*WHAT YOU NEED TO DO*
The data below holds a line containing "Clone this chart in matplotlib." and a line containing "0.09, 0.10, 0.11]"; please quote exactly those two lines and every line between them, and nothing else.

*EXTRACTED RECORDS*

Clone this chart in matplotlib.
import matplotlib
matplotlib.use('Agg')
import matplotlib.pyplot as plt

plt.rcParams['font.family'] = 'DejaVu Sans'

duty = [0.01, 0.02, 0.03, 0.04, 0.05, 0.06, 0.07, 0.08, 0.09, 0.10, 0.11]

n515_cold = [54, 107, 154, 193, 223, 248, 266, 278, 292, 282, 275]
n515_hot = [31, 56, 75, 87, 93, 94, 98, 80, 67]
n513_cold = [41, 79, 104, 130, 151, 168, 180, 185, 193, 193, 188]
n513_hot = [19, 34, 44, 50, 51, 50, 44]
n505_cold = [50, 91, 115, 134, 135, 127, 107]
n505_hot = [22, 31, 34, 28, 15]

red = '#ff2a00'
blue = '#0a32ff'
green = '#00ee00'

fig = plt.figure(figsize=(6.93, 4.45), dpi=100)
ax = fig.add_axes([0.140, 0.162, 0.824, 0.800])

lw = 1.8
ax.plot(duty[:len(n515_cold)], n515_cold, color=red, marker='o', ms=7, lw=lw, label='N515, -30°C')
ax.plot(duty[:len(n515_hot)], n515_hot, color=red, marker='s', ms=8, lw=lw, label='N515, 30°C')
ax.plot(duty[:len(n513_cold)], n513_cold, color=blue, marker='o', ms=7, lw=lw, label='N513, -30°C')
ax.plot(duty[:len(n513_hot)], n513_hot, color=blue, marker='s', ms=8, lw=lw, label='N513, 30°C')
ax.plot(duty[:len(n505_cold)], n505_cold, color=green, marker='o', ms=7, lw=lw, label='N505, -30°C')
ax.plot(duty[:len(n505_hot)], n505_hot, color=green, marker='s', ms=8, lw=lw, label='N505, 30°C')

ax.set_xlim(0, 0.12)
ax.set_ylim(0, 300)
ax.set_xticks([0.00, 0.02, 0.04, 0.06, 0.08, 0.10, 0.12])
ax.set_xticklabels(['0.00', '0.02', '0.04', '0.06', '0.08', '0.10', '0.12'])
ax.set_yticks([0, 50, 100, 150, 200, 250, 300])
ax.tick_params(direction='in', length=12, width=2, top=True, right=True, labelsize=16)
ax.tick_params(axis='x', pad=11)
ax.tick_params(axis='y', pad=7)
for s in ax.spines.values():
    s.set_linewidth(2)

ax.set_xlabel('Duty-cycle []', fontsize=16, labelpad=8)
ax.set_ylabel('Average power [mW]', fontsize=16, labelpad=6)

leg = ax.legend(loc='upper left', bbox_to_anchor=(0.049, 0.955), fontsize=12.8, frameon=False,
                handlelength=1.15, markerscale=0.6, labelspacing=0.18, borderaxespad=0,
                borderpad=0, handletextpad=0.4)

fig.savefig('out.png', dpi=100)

...

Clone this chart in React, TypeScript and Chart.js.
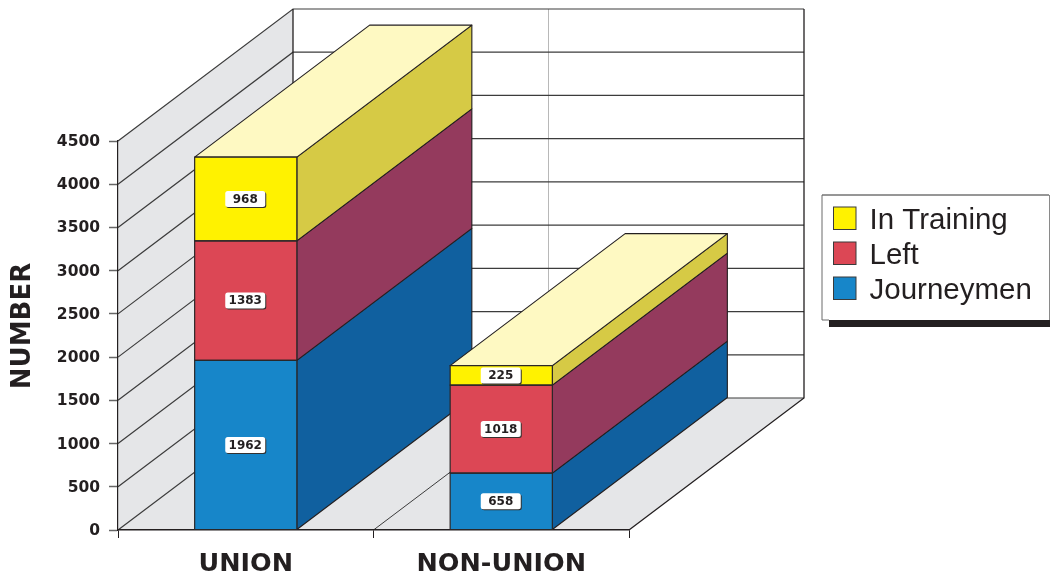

*EXERCISE OUTPUT*
Clone this chart in matplotlib.
import matplotlib
matplotlib.use('Agg')
import matplotlib.pyplot as plt

plt.rcParams['font.family'] = 'DejaVu Sans'

duty = [0.01, 0.02, 0.03, 0.04, 0.05, 0.06, 0.07, 0.08, 0.09, 0.10, 0.11]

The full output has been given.